To be sure, Spock could be over-the-top in the extent to which he denied his human side.  But I never believed those denials; I just took them to be silly attempts at caricaturing a great character.  The real Spock – the one that the show evoked when it wasn’t engaging in caricature – would never have denied his humanity.  That would be “illogical.”  It wouldn’t even pass muster with the Oracle at Delphi, let alone with the Vulcan Science Academy.   That academy wouldn’t be worthy of its name if it forced Spock to blot out his appreciation for his mother, a (human) teacher named Amanda.  Denying our greatest benefactors is not logical.  It’s not even decent.

Well, if Spock can’t engage in that sort of denial, I won’t either.   Leonard Nimoy was a great benefactor of mine.  He gave me and so many of friends the character of Spock.  He imparted Spock’s subtle humanity, his even more subtle Judaism, and his not-so-subtle intensity, intelligence, wisdom, dignity, and humility.   But above all else, he imparted Spock’s compassion.   Somehow, Spock was able to convey that trait without coming across as sentimental.  He didn’t have an ounce of phoniness.  And I’m convinced that came from the cerebral qualities and emotional sensitivities of the actor who portrayed him.

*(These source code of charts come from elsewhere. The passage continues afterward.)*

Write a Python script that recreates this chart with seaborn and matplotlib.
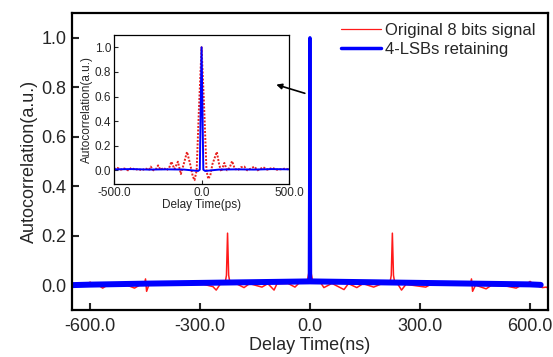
import numpy as np
import matplotlib
matplotlib.use('Agg')
import matplotlib.pyplot as plt
import seaborn as sns

# main trace, delay in ns
red_ns = [-650, -640, -625, -610, -600, -590, -575, -566, -555, -520, -500, -479, -465,
          -452, -449, -446, -440, -400, -360, -320, -290, -265, -256, -245, -232, -228,
          -225, -222, -218, -200, -180, -165, -131, -115, -98, -90, -60, -41, -30, -8,
          -3, 0, 3, 8, 30, 38, 60, 93, 105, 128, 145, 174, 195, 218, 222, 225, 228, 232,
          240, 250, 262, 316, 330, 380, 420, 438, 441, 444, 452, 481, 495, 530, 563, 575,
          590, 601, 612, 625, 635, 645, 650]
red_val = [-0.010, -0.005, 0.000, 0.005, 0.012, 0.000, -0.003, -0.012, -0.002, -0.002,
           0.000, -0.012, 0.000, 0.000, 0.025, -0.025, 0.000, 0.002, 0.002, 0.003,
           0.003, -0.006, -0.020, 0.004, 0.005, 0.040, 0.210, 0.040, 0.005, 0.005,
           -0.010, 0.006, -0.008, 0.006, -0.020, 0.006, 0.007, -0.008, 0.008, 0.012,
           0.050, 0.120, 0.050, 0.012, 0.008, -0.010, 0.007, -0.018, 0.006, -0.010,
           0.006, -0.008, 0.005, 0.005, 0.040, 0.210, 0.040, 0.005, 0.004, -0.020,
           0.003, -0.008, 0.003, 0.002, 0.001, 0.000, 0.025, -0.025, 0.000, -0.015,
           -0.001, -0.002, -0.012, -0.002, 0.002, 0.015, 0.000, -0.005, -0.010, -0.008,
           -0.012]

blue_ns = [-650, -600, -450, -300, -150, -2, 0, 2, 150, 300, 450, 600, 630]
blue_val = [0.000, 0.002, 0.006, 0.009, 0.012, 0.015, 1.000, 0.015, 0.012, 0.009,
            0.006, 0.003, 0.001]

# inset trace, delay in ps
red_ps = [-500, -480, -460, -440, -420, -400, -380, -360, -340, -320, -300, -290, -275,
          -260, -248, -235, -215, -200, -185, -172, -155, -135, -118, -100, -83, -65,
          -50, -40, -28, -15, 0, 15, 28, 38, 50, 62, 87, 100, 112, 130, 145, 160, 174,
          190, 210, 225, 244, 260, 275, 301, 320, 352, 375, 403, 430, 460, 480, 500]
red_ps_val = [0.010, 0.020, 0.005, 0.015, 0.000, 0.020, 0.005, 0.010, 0.000, 0.015,
              0.005, 0.030, 0.000, 0.010, 0.040, 0.005, 0.020, 0.000, 0.020, 0.070,
              0.010, 0.070, -0.030, 0.060, 0.150, 0.050, -0.050, -0.080, 0.000, 0.500,
              1.000, 0.500, 0.000, -0.070, -0.040, 0.050, 0.150, 0.050, -0.010, 0.060,
              0.000, 0.020, 0.075, 0.010, 0.005, 0.025, 0.030, 0.000, 0.010, 0.030,
              0.000, 0.025, 0.005, 0.020, 0.005, 0.010, 0.015, 0.005]

blue_ps = [-500, -400, -300, -200, -100, -20, -10, 0, 10, 20, 100, 200, 300, 400, 500]
blue_ps_val = [0.008, 0.010, 0.006, 0.008, 0.006, -0.005, 0.005, 1.000, 0.005, -0.005,
               0.006, 0.008, 0.006, 0.010, 0.008]

main_xticks = [-600, -300, 0, 300, 600]
main_yticks = [0.0, 0.2, 0.4, 0.6, 0.8, 1.0]
inset_xticks = [-500, 0, 500]
inset_yticks = [0.0, 0.2, 0.4, 0.6, 0.8, 1.0]


def main():
    sns.set_theme(style='ticks')
    plt.rcParams['font.family'] = ['Liberation Sans', 'DejaVu Sans']
    plt.rcParams['axes.unicode_minus'] = False

    fig = plt.figure(figsize=(5.53, 3.57), dpi=100)
    ax = fig.add_axes([0.130, 0.132, 0.861, 0.832])

    sns.lineplot(x=red_ns, y=red_val, ax=ax, color='#ff1a1a', lw=1.1,
                 estimator=None, sort=False)
    # blue: thick noisy band along the floor, thinner at the zero-delay peak
    bx = np.array(blue_ns)
    by = np.array(blue_val)
    floor = by < 0.5
    sns.lineplot(x=bx, y=by, ax=ax, color='#0000ff', lw=2.2,
                 estimator=None, sort=False)
    ax.plot(bx[bx < 0][floor[bx < 0]], by[bx < 0][floor[bx < 0]], color='#0000ff', lw=4.3)
    ax.plot(bx[bx > 0][floor[bx > 0]], by[bx > 0][floor[bx > 0]], color='#0000ff', lw=4.3)

    ax.set_xlim(-650, 650)
    ax.set_ylim(-0.1, 1.1)
    ax.set_xticks(main_xticks)
    ax.set_xticklabels(['%.1f' % v for v in main_xticks])
    ax.set_yticks(main_yticks)
    ax.set_yticklabels(['%.1f' % v for v in main_yticks])
    ax.tick_params(direction='in', length=5, width=1.5, labelsize=13, pad=4)
    ax.tick_params(axis='x', pad=6)
    for s in ax.spines.values():
        s.set_linewidth(1.6)
        s.set_color('black')
    ax.set_xlabel('Delay Time(ns)', fontsize=13, labelpad=1)
    ax.set_ylabel('Autocorrelation(a.u.)', fontsize=13, labelpad=2)

    h1, = ax.plot([], [], color='#ff1a1a', lw=0.9)
    h2, = ax.plot([], [], color='#0000ff', lw=2.5)
    ax.legend([h1, h2], ['Original 8 bits signal', '4-LSBs retaining'],
              loc='upper right', bbox_to_anchor=(0.995, 1.0), frameon=False,
              fontsize=12, handlelength=2.4, handletextpad=0.25, labelspacing=0.25,
              borderaxespad=0.2)

    # inset
    ins = fig.add_axes([0.206, 0.485, 0.317, 0.417])
    sns.lineplot(x=red_ps, y=red_ps_val, ax=ins, color='#e8201e', lw=1.4,
                 linestyle=(0, (1, 0.8)), estimator=None, sort=False)
    sns.lineplot(x=blue_ps, y=blue_ps_val, ax=ins, color='#0000ff', lw=1.4,
                 estimator=None, sort=False)
    ins.set_xlim(-500, 500)
    ins.set_ylim(-0.11, 1.1)
    ins.set_xticks(inset_xticks)
    ins.set_xticklabels(['%.1f' % v for v in inset_xticks])
    ins.set_yticks(inset_yticks)
    ins.set_yticklabels(['%.1f' % v for v in inset_yticks])
    ins.tick_params(direction='in', length=3, width=0.8, labelsize=8.5, pad=2)
    for s in ins.spines.values():
        s.set_linewidth(0.9)
        s.set_color('black')
    ins.set_xlabel('Delay Time(ps)', fontsize=8.5, labelpad=0)
    ins.set_ylabel('Autocorrelation(a.u.)', fontsize=8.5, labelpad=1)

    # arrow pointing from the main peak into the inset, drawn above the inset
    ins.annotate('', xy=(-92, 0.81), xytext=(-14, 0.775),
                 xycoords=ax.transData, textcoords=ax.transData,
                 annotation_clip=False,
                 arrowprops=dict(arrowstyle='-|>', color='black', lw=1.2,
                                 mutation_scale=8, shrinkA=0, shrinkB=0))

    fig.savefig('out.png', dpi=100)


if __name__ == '__main__':
    main()
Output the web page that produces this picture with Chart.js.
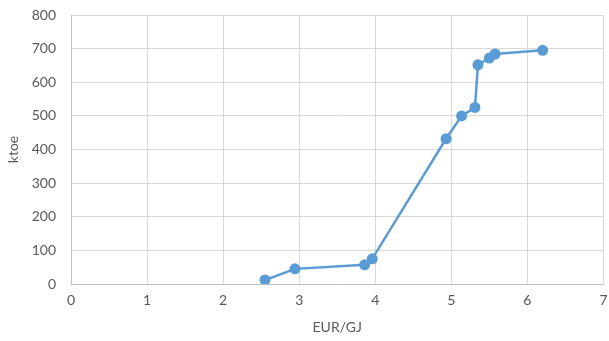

In middle school, I attended three Star Trek conventions.  But I never met Nimoy.  For some reason, I never felt compelled to thank the actor for all the inspiration that his character gave me.     Perhaps that was my mistake.   But somehow, I suspect that Nimoy ultimately realized how many young people like me were moved by his character and by the humanism of the show in which he starred.   He came to understand that the character that he gave us, the role of a lifetime, was truly eternal.

Nimoy immortalized the line “Live long and prosper.”  He did both.  And now he has left us, his fans, with the job of doing the same.  Thanks to Leonard Nimoy, neither of those tasks seems nearly as daunting.